Star fucking Jones, what are we going to do with you? She's forced off The View, then does a surprise, on-air resignation, then tells People magazine that she was betrayed. Barbara Walters locks her out, and now we're subjected to an endless round of interviews featuring Jones passive-aggressively reflecting on the whole thing. And scene.
• Oh, you best believe Radar is alive and kicking and hiring.
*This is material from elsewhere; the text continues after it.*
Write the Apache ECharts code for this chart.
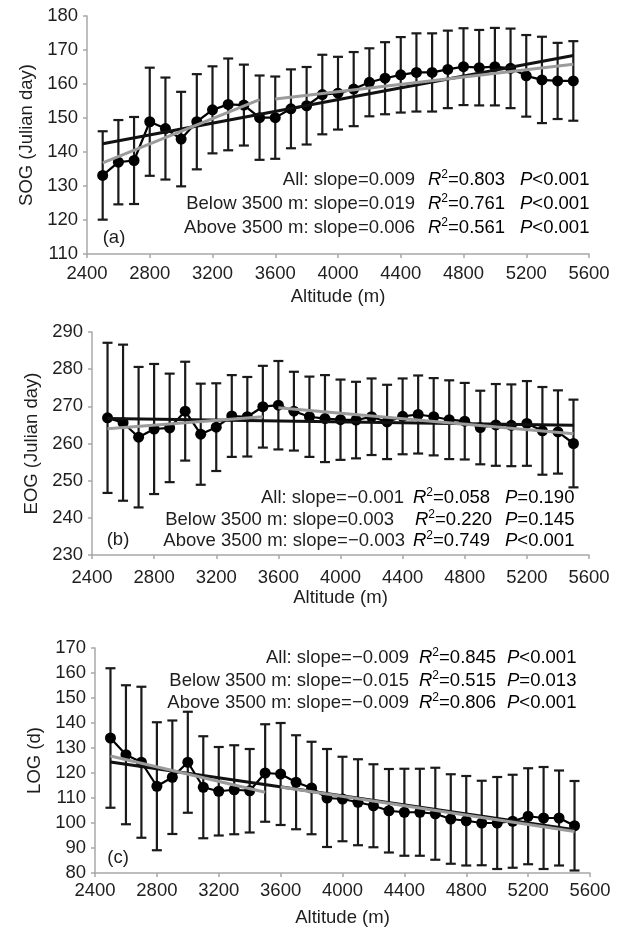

Lots of hiring.
Harper's Bazaar allows Britney Spears to take her clothes off; to make matters worse, the mag forces her nudie pics upon our innocent eyes.
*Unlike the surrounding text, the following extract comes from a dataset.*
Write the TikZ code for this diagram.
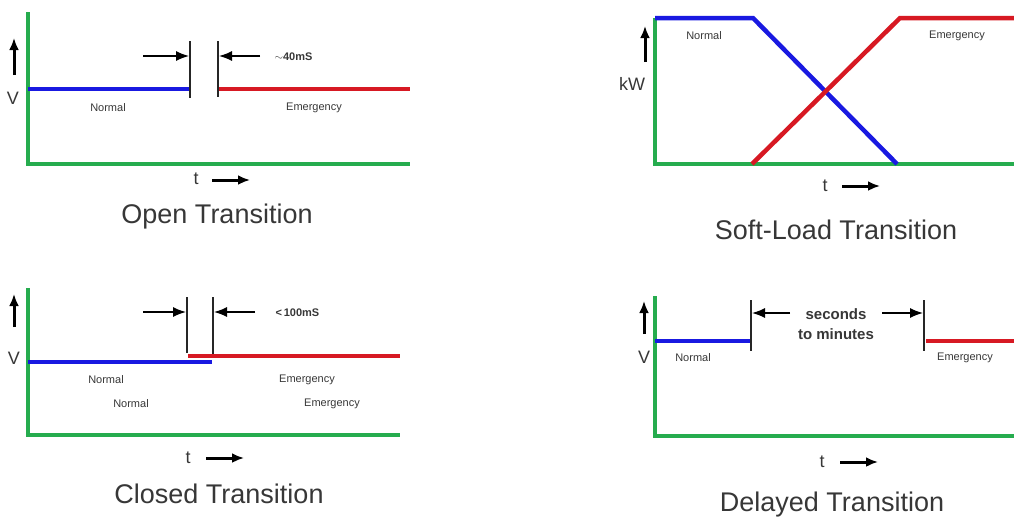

LA Weekly scribe Nikki Finke is SO NOT INSANE.
• Stephen Colbert and Chris Matthews share their intensely physical manlove with the world.
• It's Devil Wears Prada madness; Anna Wintour will be played by Victoria Principal.
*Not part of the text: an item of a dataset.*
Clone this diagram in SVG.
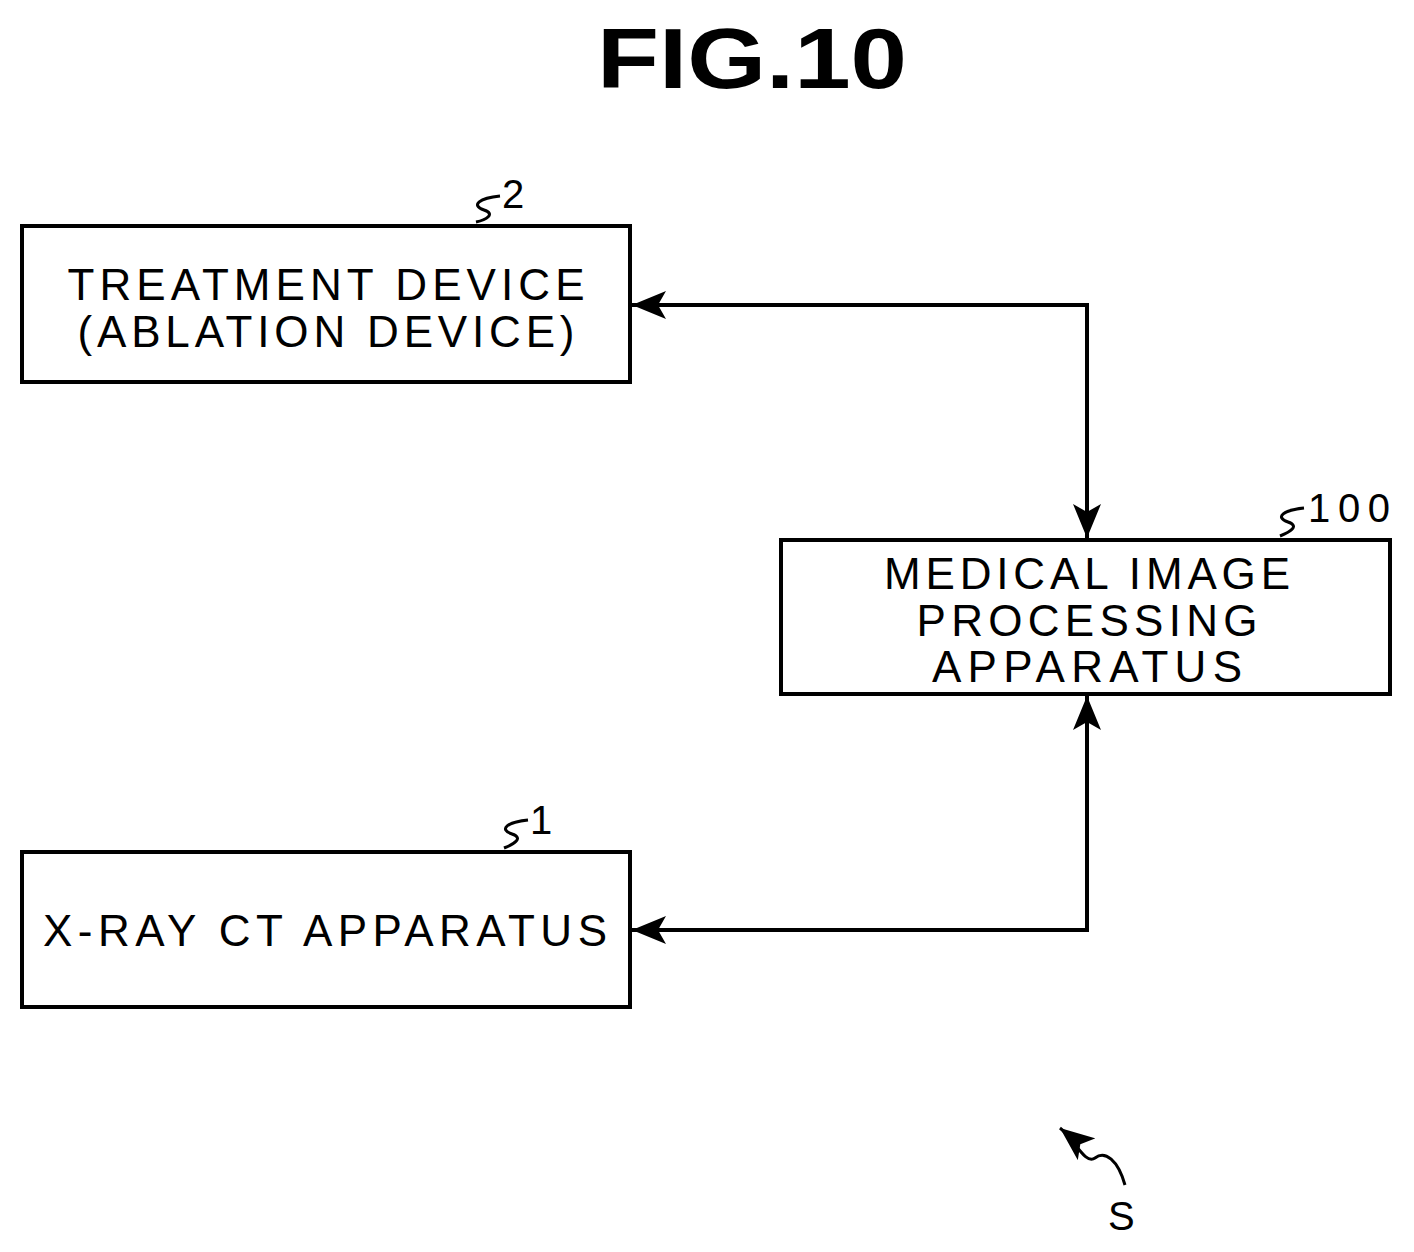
<svg xmlns="http://www.w3.org/2000/svg" width="1414" height="1252" viewBox="0 0 1414 1252">
<style>
.b{fill:#fff;stroke:#000;stroke-width:4}
.t{font-family:"Liberation Sans",Arial,sans-serif;font-size:44px;text-anchor:middle;fill:#000}
.r{font-family:"Liberation Sans",Arial,sans-serif;font-size:40px;fill:#000}
.l{fill:none;stroke:#000;stroke-width:4}
.s{fill:none;stroke:#000;stroke-width:3}
</style>
<defs>
<marker id="m" viewBox="0 0 34 28" refX="34" refY="14" markerWidth="34" markerHeight="28" markerUnits="userSpaceOnUse" orient="auto-start-reverse">
<path d="M0,0 L34,14 L0,28 L8,14 Z" fill="#000"/>
</marker>
</defs>
<text x="752" y="88" font-family="Liberation Sans,Arial,sans-serif" font-weight="bold" font-size="86" text-anchor="middle" textLength="310" lengthAdjust="spacingAndGlyphs">FIG.10</text>
<g id="treatment"><rect class="b" x="22" y="226" width="608" height="156"/>
<text class="t" x="326" y="300" textLength="517">TREATMENT DEVICE</text><text class="t" x="326" y="347" textLength="497">(ABLATION DEVICE)</text>
<path class="s" d="M500,196 C480,198 470,205 484,210 C496,214 486,220 476,222"/><text class="r" x="502" y="208">2</text></g>
<g id="mip"><rect class="b" x="781" y="540" width="609" height="154"/>
<text class="t" x="1087" y="589" textLength="406">MEDICAL IMAGE</text><text class="t" x="1087" y="636" textLength="341">PROCESSING</text><text class="t" x="1087" y="682" textLength="310">APPARATUS</text>
<path class="s" d="M1304,508 C1284,510 1274,517 1288,522 C1300,526 1290,532 1280,536"/><text class="r" x="1308" y="522" textLength="82">100</text></g>
<g id="xray"><rect class="b" x="22" y="852" width="608" height="155"/>
<text class="t" x="325" y="946" textLength="564">X-RAY CT APPARATUS</text>
<path class="s" d="M528,820 C508,822 498,829 512,834 C524,838 514,844 504,848"/><text class="r" x="530" y="834">1</text></g>
<g id="connectors">
<path class="l" d="M632,305 H1087 V538" marker-start="url(#m)" marker-end="url(#m)"/>
<path class="l" d="M1087,696 V930 H632" marker-start="url(#m)" marker-end="url(#m)"/>
<path class="s" d="M1125,1185 C1118,1160 1105,1150 1095,1158 C1085,1165 1075,1140 1060,1128" marker-end="url(#m)"/>
</g>
<text class="r" x="1108" y="1230">S</text>
</svg>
• The Bonnie Fuller backlash never goes out of style.
• Here's the thing with our boy Anderson Cooper: everyone loves him. And yet nobody watches him.
• Charlie Gibson leaves morning television, thus forcing us to watch Good Morning America.
• Another Fake Writer, this time at the Post. Which really isn't that surprising or interesting, come to think of it.
Harper Lee comes out of hiding, all for the love of Oprah. Really, there's nothing the woman can't do.